Collected data
——————

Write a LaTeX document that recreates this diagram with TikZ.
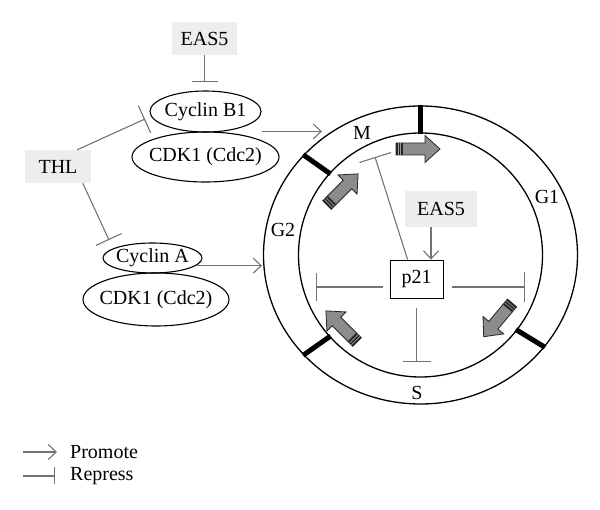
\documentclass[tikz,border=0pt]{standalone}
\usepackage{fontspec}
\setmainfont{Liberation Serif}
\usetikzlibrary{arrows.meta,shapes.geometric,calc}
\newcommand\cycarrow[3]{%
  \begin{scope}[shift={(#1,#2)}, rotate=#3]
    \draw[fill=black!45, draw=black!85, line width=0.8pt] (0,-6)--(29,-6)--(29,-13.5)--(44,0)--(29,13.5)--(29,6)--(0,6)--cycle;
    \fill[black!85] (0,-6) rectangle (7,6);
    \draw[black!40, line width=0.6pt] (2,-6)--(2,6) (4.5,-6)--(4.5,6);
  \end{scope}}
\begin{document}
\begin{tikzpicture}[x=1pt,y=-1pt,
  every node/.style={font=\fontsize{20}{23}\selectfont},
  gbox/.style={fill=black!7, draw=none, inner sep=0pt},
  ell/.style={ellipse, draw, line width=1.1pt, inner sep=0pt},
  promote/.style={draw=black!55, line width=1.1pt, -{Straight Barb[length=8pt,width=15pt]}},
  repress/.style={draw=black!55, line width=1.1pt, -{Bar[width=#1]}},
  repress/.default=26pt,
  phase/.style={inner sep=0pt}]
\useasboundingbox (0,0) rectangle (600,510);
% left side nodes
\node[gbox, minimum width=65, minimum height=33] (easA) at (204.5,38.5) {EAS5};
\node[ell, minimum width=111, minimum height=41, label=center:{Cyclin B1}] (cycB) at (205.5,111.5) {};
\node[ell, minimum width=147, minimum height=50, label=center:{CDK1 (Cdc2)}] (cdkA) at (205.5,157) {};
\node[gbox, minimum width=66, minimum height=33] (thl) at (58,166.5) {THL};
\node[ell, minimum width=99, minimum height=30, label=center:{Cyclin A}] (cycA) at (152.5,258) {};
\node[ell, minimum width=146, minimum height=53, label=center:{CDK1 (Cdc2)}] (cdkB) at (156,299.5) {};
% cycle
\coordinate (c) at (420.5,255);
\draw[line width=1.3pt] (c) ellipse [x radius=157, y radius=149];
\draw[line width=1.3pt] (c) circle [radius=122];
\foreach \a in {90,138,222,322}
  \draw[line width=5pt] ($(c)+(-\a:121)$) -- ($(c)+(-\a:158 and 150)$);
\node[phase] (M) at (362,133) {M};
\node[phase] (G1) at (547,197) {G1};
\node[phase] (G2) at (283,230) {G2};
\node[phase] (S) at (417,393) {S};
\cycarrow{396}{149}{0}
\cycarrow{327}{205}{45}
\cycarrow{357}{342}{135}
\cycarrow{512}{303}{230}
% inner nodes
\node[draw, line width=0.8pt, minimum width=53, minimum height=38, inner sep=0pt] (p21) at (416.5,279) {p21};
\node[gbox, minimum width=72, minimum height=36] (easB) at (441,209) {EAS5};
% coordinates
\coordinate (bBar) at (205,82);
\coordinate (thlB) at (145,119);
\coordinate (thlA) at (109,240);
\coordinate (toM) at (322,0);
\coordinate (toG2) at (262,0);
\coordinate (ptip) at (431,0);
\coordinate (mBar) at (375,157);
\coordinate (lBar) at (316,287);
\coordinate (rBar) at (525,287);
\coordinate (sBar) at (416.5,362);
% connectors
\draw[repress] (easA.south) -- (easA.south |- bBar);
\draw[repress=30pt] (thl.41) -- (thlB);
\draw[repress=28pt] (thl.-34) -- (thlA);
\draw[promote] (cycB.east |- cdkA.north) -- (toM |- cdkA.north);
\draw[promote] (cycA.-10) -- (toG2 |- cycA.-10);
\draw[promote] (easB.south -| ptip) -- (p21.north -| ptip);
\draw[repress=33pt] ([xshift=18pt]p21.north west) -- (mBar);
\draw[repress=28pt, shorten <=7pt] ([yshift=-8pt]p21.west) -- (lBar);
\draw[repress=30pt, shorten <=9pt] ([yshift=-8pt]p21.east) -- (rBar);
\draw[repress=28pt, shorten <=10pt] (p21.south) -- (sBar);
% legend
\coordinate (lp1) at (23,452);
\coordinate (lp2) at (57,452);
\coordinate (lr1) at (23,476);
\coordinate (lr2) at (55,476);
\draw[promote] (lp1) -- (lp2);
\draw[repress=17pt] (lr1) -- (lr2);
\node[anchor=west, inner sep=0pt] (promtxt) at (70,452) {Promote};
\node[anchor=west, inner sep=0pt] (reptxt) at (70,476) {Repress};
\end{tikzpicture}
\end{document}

——————

The request
Produce an exact copy of each line of data, skipping embedded images.

Response for this exercise
Write a LaTeX document that recreates this diagram with TikZ.
\documentclass[tikz,border=0pt]{standalone}
\usepackage{fontspec}
\setmainfont{Liberation Serif}
\usetikzlibrary{arrows.meta,shapes.geometric,calc}
\newcommand\cycarrow[3]{%
  \begin{scope}[shift={(#1,#2)}, rotate=#3]
    \draw[fill=black!45, draw=black!85, line width=0.8pt] (0,-6)--(29,-6)--(29,-13.5)--(44,0)--(29,13.5)--(29,6)--(0,6)--cycle;
    \fill[black!85] (0,-6) rectangle (7,6);
    \draw[black!40, line width=0.6pt] (2,-6)--(2,6) (4.5,-6)--(4.5,6);
  \end{scope}}
\begin{document}
\begin{tikzpicture}[x=1pt,y=-1pt,
  every node/.style={font=\fontsize{20}{23}\selectfont},
  gbox/.style={fill=black!7, draw=none, inner sep=0pt},
  ell/.style={ellipse, draw, line width=1.1pt, inner sep=0pt},
  promote/.style={draw=black!55, line width=1.1pt, -{Straight Barb[length=8pt,width=15pt]}},
  repress/.style={draw=black!55, line width=1.1pt, -{Bar[width=#1]}},
  repress/.default=26pt,
  phase/.style={inner sep=0pt}]
\useasboundingbox (0,0) rectangle (600,510);
% left side nodes
\node[gbox, minimum width=65, minimum height=33] (easA) at (204.5,38.5) {EAS5};
\node[ell, minimum width=111, minimum height=41, label=center:{Cyclin B1}] (cycB) at (205.5,111.5) {};
\node[ell, minimum width=147, minimum height=50, label=center:{CDK1 (Cdc2)}] (cdkA) at (205.5,157) {};
\node[gbox, minimum width=66, minimum height=33] (thl) at (58,166.5) {THL};
\node[ell, minimum width=99, minimum height=30, label=center:{Cyclin A}] (cycA) at (152.5,258) {};
\node[ell, minimum width=146, minimum height=53, label=center:{CDK1 (Cdc2)}] (cdkB) at (156,299.5) {};
% cycle
\coordinate (c) at (420.5,255);
\draw[line width=1.3pt] (c) ellipse [x radius=157, y radius=149];
\draw[line width=1.3pt] (c) circle [radius=122];
\foreach \a in {90,138,222,322}
  \draw[line width=5pt] ($(c)+(-\a:121)$) -- ($(c)+(-\a:158 and 150)$);
\node[phase] (M) at (362,133) {M};
\node[phase] (G1) at (547,197) {G1};
\node[phase] (G2) at (283,230) {G2};
\node[phase] (S) at (417,393) {S};
\cycarrow{396}{149}{0}
\cycarrow{327}{205}{45}
\cycarrow{357}{342}{135}
\cycarrow{512}{303}{230}
% inner nodes
\node[draw, line width=0.8pt, minimum width=53, minimum height=38, inner sep=0pt] (p21) at (416.5,279) {p21};
\node[gbox, minimum width=72, minimum height=36] (easB) at (441,209) {EAS5};
% coordinates
\coordinate (bBar) at (205,82);
\coordinate (thlB) at (145,119);
\coordinate (thlA) at (109,240);
\coordinate (toM) at (322,0);
\coordinate (toG2) at (262,0);
\coordinate (ptip) at (431,0);
\coordinate (mBar) at (375,157);
\coordinate (lBar) at (316,287);
\coordinate (rBar) at (525,287);
\coordinate (sBar) at (416.5,362);
% connectors
\draw[repress] (easA.south) -- (easA.south |- bBar);
\draw[repress=30pt] (thl.41) -- (thlB);
\draw[repress=28pt] (thl.-34) -- (thlA);
\draw[promote] (cycB.east |- cdkA.north) -- (toM |- cdkA.north);
\draw[promote] (cycA.-10) -- (toG2 |- cycA.-10);
\draw[promote] (easB.south -| ptip) -- (p21.north -| ptip);
\draw[repress=33pt] ([xshift=18pt]p21.north west) -- (mBar);
\draw[repress=28pt, shorten <=7pt] ([yshift=-8pt]p21.west) -- (lBar);
\draw[repress=30pt, shorten <=9pt] ([yshift=-8pt]p21.east) -- (rBar);
\draw[repress=28pt, shorten <=10pt] (p21.south) -- (sBar);
% legend
\coordinate (lp1) at (23,452);
\coordinate (lp2) at (57,452);
\coordinate (lr1) at (23,476);
\coordinate (lr2) at (55,476);
\draw[promote] (lp1) -- (lp2);
\draw[repress=17pt] (lr1) -- (lr2);
\node[anchor=west, inner sep=0pt] (promtxt) at (70,452) {Promote};
\node[anchor=west, inner sep=0pt] (reptxt) at (70,476) {Repress};
\end{tikzpicture}
\end{document}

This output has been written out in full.